The lines from the top of the material below through the line containing "import seaborn as sns" are to be printed exactly, with pictures omitted.

== == ==

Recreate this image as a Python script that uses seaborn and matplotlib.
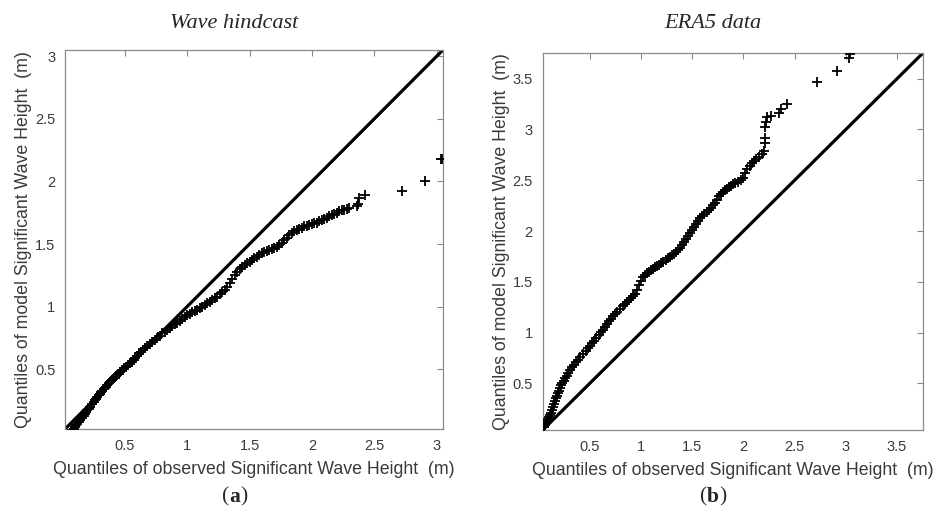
import numpy as np
import pandas as pd
import matplotlib
matplotlib.use("Agg")
import matplotlib.pyplot as plt
import seaborn as sns

# ---------------- data ----------------
hind_obs = [0.07, 0.08, 0.09, 0.10, 0.11, 0.12, 0.13, 0.14, 0.156, 0.17, 0.18, 0.19, 0.20, 0.21,
            0.22, 0.236, 0.25, 0.26, 0.27, 0.28, 0.29, 0.30, 0.31, 0.32, 0.33, 0.34, 0.35, 0.36,
            0.37, 0.38, 0.39, 0.40, 0.41, 0.42, 0.43, 0.44, 0.45, 0.465, 0.48, 0.495, 0.51, 0.525,
            0.54, 0.556, 0.57, 0.585, 0.60, 0.615, 0.63, 0.645, 0.66, 0.68, 0.70, 0.72, 0.74, 0.76,
            0.78, 0.80, 0.82, 0.84, 0.86, 0.88, 0.90, 0.92, 0.94, 0.96, 0.98, 1.00, 1.02, 1.04,
            1.06, 1.08, 1.10, 1.12, 1.14, 1.16, 1.18, 1.20, 1.22, 1.24, 1.26, 1.28, 1.30, 1.32,
            1.34, 1.36, 1.38, 1.40, 1.42, 1.44, 1.46, 1.48, 1.50, 1.52, 1.54, 1.56, 1.58, 1.60,
            1.62, 1.64, 1.66, 1.68, 1.70, 1.72, 1.74, 1.76, 1.78, 1.80, 1.82, 1.84, 1.86, 1.88,
            1.90, 1.92, 1.94, 1.96, 1.98, 2.00, 2.02, 2.04, 2.06, 2.08, 2.10, 2.12, 2.14, 2.16,
            2.18, 2.20, 2.22, 2.24, 2.26,
            2.28, 2.30, 2.36, 2.37, 2.38, 2.43, 2.72, 2.91, 3.035, 3.045]
hind_mod = [0.00, 0.01, 0.02, 0.035, 0.05, 0.06, 0.075, 0.09, 0.11, 0.125, 0.14, 0.155, 0.17, 0.18,
            0.195, 0.22, 0.235, 0.25, 0.26, 0.275, 0.29, 0.30, 0.315, 0.325, 0.34, 0.35, 0.36, 0.375,
            0.385, 0.395, 0.405, 0.415, 0.425, 0.435, 0.445, 0.45, 0.46, 0.475, 0.49, 0.505, 0.52, 0.53,
            0.545, 0.56, 0.575, 0.59, 0.605, 0.625, 0.64, 0.655, 0.67, 0.685, 0.70, 0.715, 0.73, 0.75,
            0.765, 0.785, 0.80, 0.815, 0.83, 0.845, 0.86, 0.87, 0.885, 0.90, 0.915, 0.93, 0.94, 0.955,
            0.965, 0.975, 0.99, 1.00, 1.015, 1.03, 1.04, 1.055, 1.07, 1.08, 1.10, 1.115, 1.135, 1.16,
            1.19, 1.22, 1.25, 1.28, 1.30, 1.32, 1.335, 1.345, 1.36, 1.37, 1.385, 1.40, 1.415, 1.425,
            1.435, 1.445, 1.455, 1.46, 1.465, 1.475, 1.49, 1.51, 1.53, 1.55, 1.57, 1.585, 1.60, 1.61,
            1.62, 1.63, 1.64, 1.645, 1.65, 1.66, 1.665, 1.67, 1.68, 1.69, 1.70, 1.71, 1.72, 1.73,
            1.74, 1.75, 1.76, 1.77, 1.775,
            1.78, 1.79, 1.80, 1.82, 1.87, 1.89, 1.92, 2.00, 2.18, 2.18]

era_obs = [0.05, 0.06, 0.07, 0.08, 0.09, 0.10, 0.11, 0.12, 0.13, 0.14, 0.15, 0.16, 0.17, 0.18,
           0.19, 0.20, 0.21, 0.22, 0.23, 0.245, 0.26, 0.275, 0.29, 0.31, 0.33, 0.35, 0.37, 0.39,
           0.41, 0.435, 0.46, 0.48, 0.50, 0.52, 0.54, 0.565, 0.59, 0.61, 0.63, 0.65, 0.67, 0.69,
           0.71, 0.73, 0.75, 0.77, 0.80, 0.82, 0.84, 0.86, 0.88, 0.90, 0.92, 0.94, 0.96, 0.98,
           1.00, 1.02, 1.04, 1.06, 1.08, 1.10, 1.12, 1.14, 1.16, 1.18, 1.20, 1.22, 1.24, 1.26,
           1.28, 1.30, 1.32, 1.34, 1.36, 1.38, 1.40, 1.42, 1.44, 1.46, 1.48, 1.50, 1.52, 1.54,
           1.56, 1.58, 1.60, 1.62, 1.64, 1.66, 1.68, 1.70, 1.72, 1.74, 1.76, 1.78, 1.80, 1.82,
           1.84, 1.86, 1.88, 1.90, 1.92, 1.95, 1.98, 2.00, 2.02, 2.04, 2.06, 2.08, 2.10, 2.12,
           2.15, 2.18, 2.20,
           2.21, 2.21, 2.21, 2.22, 2.23, 2.27, 2.35, 2.37, 2.43, 2.72, 2.91, 3.03, 3.04]
era_mod = [0.07, 0.09, 0.11, 0.13, 0.15, 0.17, 0.19, 0.21, 0.24, 0.27, 0.30, 0.33, 0.36, 0.38,
           0.41, 0.43, 0.455, 0.48, 0.50, 0.525, 0.55, 0.575, 0.60, 0.63, 0.66, 0.685, 0.71, 0.735,
           0.76, 0.79, 0.82, 0.845, 0.87, 0.895, 0.92, 0.95, 0.98, 1.005, 1.03, 1.06, 1.085, 1.11,
           1.135, 1.16, 1.18, 1.20, 1.235, 1.26, 1.28, 1.30, 1.32, 1.345, 1.365, 1.385, 1.42, 1.47,
           1.51, 1.545, 1.565, 1.585, 1.60, 1.615, 1.63, 1.645, 1.655, 1.67, 1.685, 1.70, 1.71, 1.73,
           1.745, 1.76, 1.775, 1.79, 1.81, 1.835, 1.86, 1.89, 1.92, 1.95, 1.98, 2.01, 2.04, 2.07,
           2.10, 2.13, 2.15, 2.17, 2.19, 2.21, 2.23, 2.255, 2.28, 2.31, 2.34, 2.36, 2.38, 2.40,
           2.415, 2.43, 2.445, 2.46, 2.47, 2.485, 2.50, 2.52, 2.57, 2.61, 2.64, 2.67, 2.69, 2.705,
           2.73, 2.76, 2.79,
           2.87, 2.92, 3.02, 3.07, 3.12, 3.13, 3.16, 3.20, 3.25, 3.47, 3.58, 3.70, 3.74]

titles = ["Wave hindcast", "ERA5 data"]
panel_letters = ["a", "b"]
hind_ticks = [0.5, 1, 1.5, 2, 2.5, 3]
era_ticks = [0.5, 1, 1.5, 2, 2.5, 3, 3.5]
hind_lim = [0.02, 3.05]
era_lim = [0.04, 3.75]

xlabel = "Quantiles of observed Significant Wave Height  (m)"
ylabel = "Quantiles of model Significant Wave Height  (m)"

# ---------------- figure ----------------
sns.set_theme(style="white")
plt.rcParams["font.family"] = ["Liberation Sans", "DejaVu Sans"]
serif = ["Liberation Serif", "DejaVu Serif"]

fig = plt.figure(figsize=(9.42, 5.17), dpi=100)
axA = fig.add_axes([0.069, 0.170, 0.401, 0.733])
axB = fig.add_axes([0.576, 0.168, 0.4035, 0.729])

gray_axis = "#8a8a8a"
gray_text = "#3a3a3a"

panels = [
    (axA, hind_obs, hind_mod, hind_ticks, hind_lim),
    (axB, era_obs, era_mod, era_ticks, era_lim),
]

for ax, xo, ym, ticks, lim in panels:
    df = pd.DataFrame({"obs": xo, "mod": ym})
    ref = pd.DataFrame({"x": lim, "y": lim})
    sns.lineplot(data=ref, x="x", y="y", ax=ax, color="black", linewidth=2.3)
    sns.scatterplot(data=df, x="obs", y="mod", ax=ax, marker="+", s=58,
                    color="black", linewidth=1.3, zorder=3)
    ax.set_xlim(lim)
    ax.set_ylim(lim)
    ax.set_xticks(ticks)
    ax.set_yticks(ticks)
    ax.set_xticklabels([f"{t:g}" for t in ticks])
    ax.set_yticklabels([f"{t:g}" for t in ticks])
    ax.tick_params(direction="in", top=True, right=True, length=4, width=0.8,
                   color=gray_axis, labelcolor=gray_text, labelsize=10.5, pad=7)
    for sp in ax.spines.values():
        sp.set_color(gray_axis)
        sp.set_linewidth(0.9)
    ax.set_xlabel(xlabel, fontsize=12.8, color=gray_text, labelpad=6)
    ax.set_ylabel(ylabel, fontsize=12.8, color=gray_text, labelpad=2)

for xc, t in zip([0.249, 0.757], titles):
    fig.text(xc, 0.955, t, ha="center", va="center", fontsize=16,
             style="italic", family=serif)

# panel letters: "(" + bold letter + ")"
fig.canvas.draw()
r = fig.canvas.get_renderer()
inv = fig.transFigure.inverted()
for xc, L in zip([0.249, 0.757], panel_letters):
    lt = fig.text(xc, 0.038, L, ha="center", va="center", fontsize=15.5,
                  weight="bold", family=serif)
    bb = lt.get_window_extent(r)
    x0 = inv.transform((bb.x0, bb.y0))[0]
    x1 = inv.transform((bb.x1, bb.y0))[0]
    fig.text(x0, 0.038, "(", ha="right", va="center", fontsize=15.5, family=serif)
    fig.text(x1, 0.038, ")", ha="left", va="center", fontsize=15.5, family=serif)

fig.savefig("out.png", dpi=100)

== == ==

OUTPUT FOR THIS TASK:
Recreate this image as a Python script that uses seaborn and matplotlib.
import numpy as np
import pandas as pd
import matplotlib
matplotlib.use("Agg")
import matplotlib.pyplot as plt
import seaborn as sns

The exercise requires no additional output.